[Beowulf] GPFS on Linux (x86)
ctierney at hypermall.net
Thu Sep 14 09:38:56 EDT 2006
laytonjb at charter.net wrote:
>> The website doesn't have any real-world experience. I would
>> like to know things like 'Filesystem X has much better
>> meta-data performance than Filesystem Y', or 'Don't try using
>> netcdf files on Filesystem Z, because the performance will
>> be awful'.
>> Discussions about real-world use will help users get through
>> the marketing fluff to find out what is really going on. Not
>> everyone has a chance to test every single filesystem before
>> choosing one.
> Since I'm the author of the article let me say - I agree with you.

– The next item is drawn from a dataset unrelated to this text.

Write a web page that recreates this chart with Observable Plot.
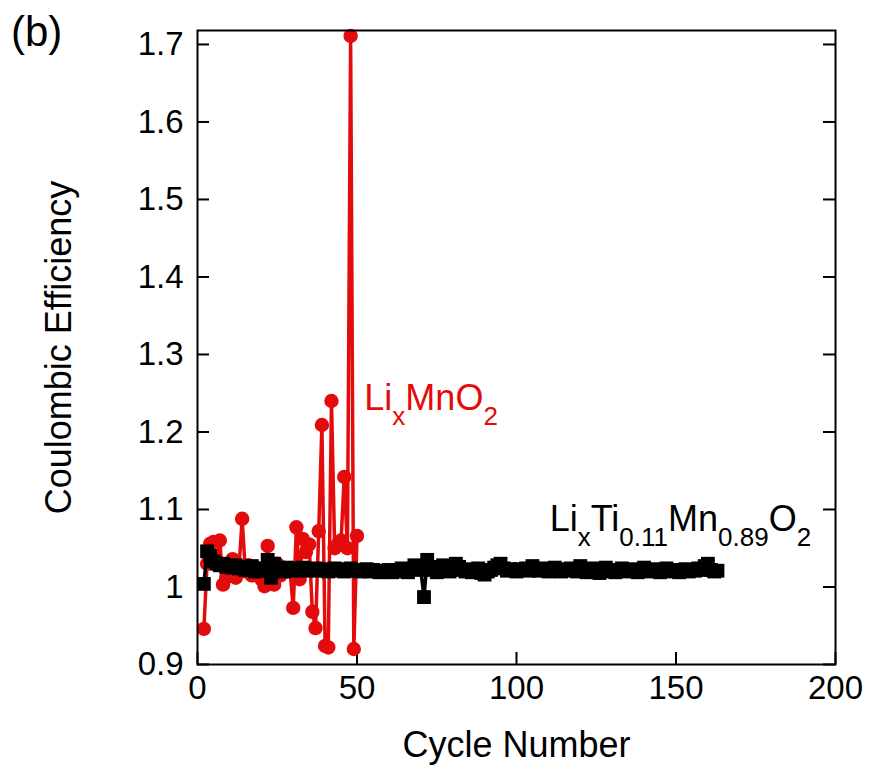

> But let me also say that installing each of the approriate file systems would
> be difficult and very time consuming. I would love to do (file systems - if
> you are listening...) but I also need some hardware to do it. Any volunteers?

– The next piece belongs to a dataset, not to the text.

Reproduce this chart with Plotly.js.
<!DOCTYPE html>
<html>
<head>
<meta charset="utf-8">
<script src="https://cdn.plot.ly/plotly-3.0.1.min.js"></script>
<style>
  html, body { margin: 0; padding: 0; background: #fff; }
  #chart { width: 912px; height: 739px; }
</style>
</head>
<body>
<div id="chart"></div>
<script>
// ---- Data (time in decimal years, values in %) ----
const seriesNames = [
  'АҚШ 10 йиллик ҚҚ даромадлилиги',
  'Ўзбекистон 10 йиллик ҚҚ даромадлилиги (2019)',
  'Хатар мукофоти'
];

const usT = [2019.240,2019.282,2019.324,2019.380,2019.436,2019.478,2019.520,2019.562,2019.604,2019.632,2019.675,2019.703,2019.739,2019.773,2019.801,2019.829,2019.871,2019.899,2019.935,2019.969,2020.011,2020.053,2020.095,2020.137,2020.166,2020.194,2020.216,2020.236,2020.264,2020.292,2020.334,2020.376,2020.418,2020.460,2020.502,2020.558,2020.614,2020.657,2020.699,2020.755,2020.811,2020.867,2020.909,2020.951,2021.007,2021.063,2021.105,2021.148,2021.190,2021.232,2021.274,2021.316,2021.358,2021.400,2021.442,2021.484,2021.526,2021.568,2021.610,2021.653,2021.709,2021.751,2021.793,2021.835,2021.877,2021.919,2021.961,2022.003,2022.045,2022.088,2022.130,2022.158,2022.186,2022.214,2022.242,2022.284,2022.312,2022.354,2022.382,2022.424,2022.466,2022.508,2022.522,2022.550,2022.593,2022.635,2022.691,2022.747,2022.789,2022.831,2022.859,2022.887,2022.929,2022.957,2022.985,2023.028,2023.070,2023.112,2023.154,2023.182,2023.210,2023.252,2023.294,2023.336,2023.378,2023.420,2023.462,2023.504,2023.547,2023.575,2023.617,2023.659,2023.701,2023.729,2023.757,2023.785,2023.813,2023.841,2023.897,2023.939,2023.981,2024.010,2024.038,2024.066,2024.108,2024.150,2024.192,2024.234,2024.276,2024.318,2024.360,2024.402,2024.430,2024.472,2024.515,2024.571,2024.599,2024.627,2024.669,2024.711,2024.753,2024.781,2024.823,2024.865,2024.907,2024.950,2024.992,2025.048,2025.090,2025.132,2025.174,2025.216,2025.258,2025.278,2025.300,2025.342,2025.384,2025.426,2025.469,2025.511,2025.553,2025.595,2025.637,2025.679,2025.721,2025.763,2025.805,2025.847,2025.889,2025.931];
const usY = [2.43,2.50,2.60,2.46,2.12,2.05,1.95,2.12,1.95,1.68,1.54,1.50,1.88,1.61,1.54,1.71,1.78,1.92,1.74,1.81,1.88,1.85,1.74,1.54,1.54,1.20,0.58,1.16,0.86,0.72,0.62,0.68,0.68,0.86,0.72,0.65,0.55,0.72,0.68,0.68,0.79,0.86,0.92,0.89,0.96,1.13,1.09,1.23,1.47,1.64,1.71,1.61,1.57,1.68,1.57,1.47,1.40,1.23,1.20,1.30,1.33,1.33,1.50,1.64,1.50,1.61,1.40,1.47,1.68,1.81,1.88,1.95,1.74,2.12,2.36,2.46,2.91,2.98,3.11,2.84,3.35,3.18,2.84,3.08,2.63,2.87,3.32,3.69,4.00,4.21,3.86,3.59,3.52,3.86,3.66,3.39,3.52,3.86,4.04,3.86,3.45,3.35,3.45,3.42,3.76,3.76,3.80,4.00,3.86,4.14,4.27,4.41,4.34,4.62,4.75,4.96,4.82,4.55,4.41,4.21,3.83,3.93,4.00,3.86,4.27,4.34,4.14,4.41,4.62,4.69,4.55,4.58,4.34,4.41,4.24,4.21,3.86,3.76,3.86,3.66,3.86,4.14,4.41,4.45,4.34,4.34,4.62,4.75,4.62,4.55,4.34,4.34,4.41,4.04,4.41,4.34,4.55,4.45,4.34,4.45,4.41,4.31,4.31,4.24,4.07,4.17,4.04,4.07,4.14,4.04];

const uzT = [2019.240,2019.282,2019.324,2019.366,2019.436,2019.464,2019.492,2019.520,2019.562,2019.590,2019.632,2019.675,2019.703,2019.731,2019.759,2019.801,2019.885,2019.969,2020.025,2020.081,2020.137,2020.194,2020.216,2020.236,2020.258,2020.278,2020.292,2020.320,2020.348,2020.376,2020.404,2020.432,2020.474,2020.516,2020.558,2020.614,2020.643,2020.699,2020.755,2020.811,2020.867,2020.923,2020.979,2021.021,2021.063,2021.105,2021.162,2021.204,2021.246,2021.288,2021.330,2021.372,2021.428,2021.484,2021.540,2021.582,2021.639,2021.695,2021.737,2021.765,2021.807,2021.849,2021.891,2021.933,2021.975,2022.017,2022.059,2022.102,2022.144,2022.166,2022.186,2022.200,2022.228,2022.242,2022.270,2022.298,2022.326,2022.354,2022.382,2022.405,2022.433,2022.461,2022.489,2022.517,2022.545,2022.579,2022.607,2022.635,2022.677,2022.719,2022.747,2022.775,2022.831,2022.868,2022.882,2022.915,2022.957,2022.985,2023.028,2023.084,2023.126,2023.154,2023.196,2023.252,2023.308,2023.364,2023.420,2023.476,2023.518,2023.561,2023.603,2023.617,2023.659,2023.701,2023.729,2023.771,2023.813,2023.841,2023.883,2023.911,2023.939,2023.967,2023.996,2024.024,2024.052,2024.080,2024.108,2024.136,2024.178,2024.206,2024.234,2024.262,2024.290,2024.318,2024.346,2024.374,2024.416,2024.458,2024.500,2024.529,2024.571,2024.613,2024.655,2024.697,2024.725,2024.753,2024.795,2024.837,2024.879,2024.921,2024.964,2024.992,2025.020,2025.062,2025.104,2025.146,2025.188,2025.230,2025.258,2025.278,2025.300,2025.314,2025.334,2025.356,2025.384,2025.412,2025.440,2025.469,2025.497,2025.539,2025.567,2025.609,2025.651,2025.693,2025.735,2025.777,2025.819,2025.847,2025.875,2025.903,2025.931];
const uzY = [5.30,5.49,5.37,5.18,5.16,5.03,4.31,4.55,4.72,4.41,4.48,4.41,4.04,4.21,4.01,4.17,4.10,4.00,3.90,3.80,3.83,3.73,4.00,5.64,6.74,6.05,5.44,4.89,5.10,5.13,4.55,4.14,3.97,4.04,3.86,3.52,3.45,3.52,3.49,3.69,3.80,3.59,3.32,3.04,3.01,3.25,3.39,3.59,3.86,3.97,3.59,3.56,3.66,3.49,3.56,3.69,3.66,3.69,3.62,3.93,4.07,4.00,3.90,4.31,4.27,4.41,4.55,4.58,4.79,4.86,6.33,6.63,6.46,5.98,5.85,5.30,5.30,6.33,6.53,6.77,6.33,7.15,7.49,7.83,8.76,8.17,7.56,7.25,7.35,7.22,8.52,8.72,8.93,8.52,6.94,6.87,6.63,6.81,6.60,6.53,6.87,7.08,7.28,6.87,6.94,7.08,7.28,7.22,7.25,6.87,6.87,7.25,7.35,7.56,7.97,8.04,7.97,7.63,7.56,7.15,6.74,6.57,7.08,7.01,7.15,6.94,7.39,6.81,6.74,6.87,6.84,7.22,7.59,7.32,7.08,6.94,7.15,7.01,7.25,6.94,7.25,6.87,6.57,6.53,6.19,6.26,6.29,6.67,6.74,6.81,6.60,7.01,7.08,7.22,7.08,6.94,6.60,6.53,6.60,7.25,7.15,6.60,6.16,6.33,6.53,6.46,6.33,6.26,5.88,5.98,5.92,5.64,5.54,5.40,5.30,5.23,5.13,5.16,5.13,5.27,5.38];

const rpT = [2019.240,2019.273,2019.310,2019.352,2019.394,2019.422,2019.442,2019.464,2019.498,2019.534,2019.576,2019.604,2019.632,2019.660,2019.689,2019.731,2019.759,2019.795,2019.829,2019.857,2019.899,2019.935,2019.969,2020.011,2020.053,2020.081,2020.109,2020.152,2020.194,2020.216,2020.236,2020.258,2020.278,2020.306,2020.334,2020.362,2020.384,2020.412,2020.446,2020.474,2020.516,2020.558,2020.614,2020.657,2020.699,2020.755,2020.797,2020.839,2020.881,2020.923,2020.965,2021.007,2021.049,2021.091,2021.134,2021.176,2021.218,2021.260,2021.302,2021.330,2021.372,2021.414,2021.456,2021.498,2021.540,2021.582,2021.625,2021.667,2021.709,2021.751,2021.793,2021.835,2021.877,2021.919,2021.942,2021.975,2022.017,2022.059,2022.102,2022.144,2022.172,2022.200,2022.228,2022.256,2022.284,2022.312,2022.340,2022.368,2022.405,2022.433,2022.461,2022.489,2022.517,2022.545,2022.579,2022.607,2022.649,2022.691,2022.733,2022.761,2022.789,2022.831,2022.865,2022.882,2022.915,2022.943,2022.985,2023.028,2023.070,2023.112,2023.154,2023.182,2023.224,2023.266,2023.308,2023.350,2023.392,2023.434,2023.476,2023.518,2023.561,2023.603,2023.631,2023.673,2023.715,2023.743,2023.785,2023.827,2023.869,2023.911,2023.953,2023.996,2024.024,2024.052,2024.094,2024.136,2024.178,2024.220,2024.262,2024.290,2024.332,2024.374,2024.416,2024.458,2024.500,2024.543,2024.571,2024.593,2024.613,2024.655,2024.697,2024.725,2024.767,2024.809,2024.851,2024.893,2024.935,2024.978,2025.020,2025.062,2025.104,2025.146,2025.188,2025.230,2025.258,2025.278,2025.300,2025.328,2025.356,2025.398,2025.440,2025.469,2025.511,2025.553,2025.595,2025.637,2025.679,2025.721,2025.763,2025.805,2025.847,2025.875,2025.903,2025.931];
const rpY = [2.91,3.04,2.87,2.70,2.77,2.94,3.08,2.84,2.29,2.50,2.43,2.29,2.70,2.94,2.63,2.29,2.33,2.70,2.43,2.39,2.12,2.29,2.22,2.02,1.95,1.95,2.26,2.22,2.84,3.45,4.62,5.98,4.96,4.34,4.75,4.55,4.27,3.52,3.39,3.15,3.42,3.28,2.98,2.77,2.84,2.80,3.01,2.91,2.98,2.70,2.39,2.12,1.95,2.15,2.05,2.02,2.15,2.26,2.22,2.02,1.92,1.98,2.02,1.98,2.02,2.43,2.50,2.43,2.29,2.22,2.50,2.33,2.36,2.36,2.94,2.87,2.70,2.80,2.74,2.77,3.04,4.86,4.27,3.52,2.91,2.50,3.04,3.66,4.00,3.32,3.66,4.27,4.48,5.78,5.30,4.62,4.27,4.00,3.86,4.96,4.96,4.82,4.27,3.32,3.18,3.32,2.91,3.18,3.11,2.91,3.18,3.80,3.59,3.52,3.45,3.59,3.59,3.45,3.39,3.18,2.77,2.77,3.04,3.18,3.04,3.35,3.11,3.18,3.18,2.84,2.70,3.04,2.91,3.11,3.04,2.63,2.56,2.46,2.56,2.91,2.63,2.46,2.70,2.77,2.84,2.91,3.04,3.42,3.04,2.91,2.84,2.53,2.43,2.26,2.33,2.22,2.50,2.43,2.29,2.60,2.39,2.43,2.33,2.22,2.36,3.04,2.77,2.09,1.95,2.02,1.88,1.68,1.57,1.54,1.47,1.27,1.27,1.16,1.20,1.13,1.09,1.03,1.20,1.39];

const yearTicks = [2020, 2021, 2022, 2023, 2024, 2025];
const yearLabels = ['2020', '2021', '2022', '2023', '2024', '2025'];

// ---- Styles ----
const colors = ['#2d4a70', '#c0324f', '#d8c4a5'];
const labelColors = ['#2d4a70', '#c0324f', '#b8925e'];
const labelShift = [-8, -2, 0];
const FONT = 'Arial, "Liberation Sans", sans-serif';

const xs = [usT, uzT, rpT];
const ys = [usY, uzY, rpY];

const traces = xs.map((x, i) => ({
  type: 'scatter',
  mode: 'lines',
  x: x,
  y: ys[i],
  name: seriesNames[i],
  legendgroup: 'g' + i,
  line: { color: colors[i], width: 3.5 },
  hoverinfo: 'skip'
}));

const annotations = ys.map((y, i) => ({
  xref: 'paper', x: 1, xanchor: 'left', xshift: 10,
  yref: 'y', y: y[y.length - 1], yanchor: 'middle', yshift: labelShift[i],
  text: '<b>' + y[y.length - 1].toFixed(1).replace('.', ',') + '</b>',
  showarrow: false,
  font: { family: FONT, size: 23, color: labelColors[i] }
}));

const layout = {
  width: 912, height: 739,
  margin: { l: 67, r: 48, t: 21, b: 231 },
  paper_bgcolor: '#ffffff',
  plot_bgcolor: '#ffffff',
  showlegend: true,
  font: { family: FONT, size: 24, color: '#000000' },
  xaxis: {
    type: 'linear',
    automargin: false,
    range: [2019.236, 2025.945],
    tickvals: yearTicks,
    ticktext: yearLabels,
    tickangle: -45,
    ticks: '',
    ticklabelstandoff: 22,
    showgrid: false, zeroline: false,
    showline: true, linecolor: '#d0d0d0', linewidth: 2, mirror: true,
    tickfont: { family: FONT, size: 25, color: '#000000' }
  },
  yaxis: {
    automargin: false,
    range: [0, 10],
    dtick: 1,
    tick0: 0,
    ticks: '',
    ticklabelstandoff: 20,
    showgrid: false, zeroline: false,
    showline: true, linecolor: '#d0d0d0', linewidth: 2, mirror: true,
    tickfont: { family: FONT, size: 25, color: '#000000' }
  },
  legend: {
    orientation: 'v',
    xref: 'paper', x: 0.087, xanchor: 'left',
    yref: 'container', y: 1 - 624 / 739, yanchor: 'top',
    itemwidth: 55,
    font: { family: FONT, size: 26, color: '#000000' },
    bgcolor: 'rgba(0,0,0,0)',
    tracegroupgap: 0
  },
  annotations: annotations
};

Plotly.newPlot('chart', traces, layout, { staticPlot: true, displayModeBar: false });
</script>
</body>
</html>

> More over, the file systems have their preferred hardware configurations for
> best performance. So a single hardware configuration may not be the most
> appropriate for all of the file systems (in addition, Panasas is a combined
> hardware/software solution so that make the comparison a bit more difficult).
> The intent of the article is a "survey." Just a quick review of what's available,
> some general "features" of the file system, perhaps how you configure it, etc.
> It's not intended as a review, since, as you have pointed out, there was no
> testing done.
> BTW - I'm working on a revision of the article. I hope to update it a bit and
> provide more technical details on the file systems.
> Also, I have real world experience with several of the file systems, but I haven't
> done any comparisons on performance. I was just curious to experiment with
> the file systems.
> Finally, don't let my limitations hold anyone back. if anyone wants to do some
> reviews/comparisons/etc. please feel free to do so and write up the results for
> ClusterMonkey (shameless plug there). If you need help with the comparisons,
> I'm glad to help. I'll even help write the article if you would like.
I hope you know I wasn't trying to be negative about your article. I
thought it provided a great summary.
The important thing to remember about this discussion is look at all
of the options we have. Some are open-source, and some are commercial.
Go back 3-5 years and look at what filesystems were available for
Linux. If they existed and even worked, they didn't scale well or were
for a very specific purpose. Now, all of the filesystem options are
much more general-purpose. There are some really amazing things we can
start to do with storage and filesystems that weren't possible or
required huge development teams and huge budgets. Things are close to
'just working' which is what most people want anyway.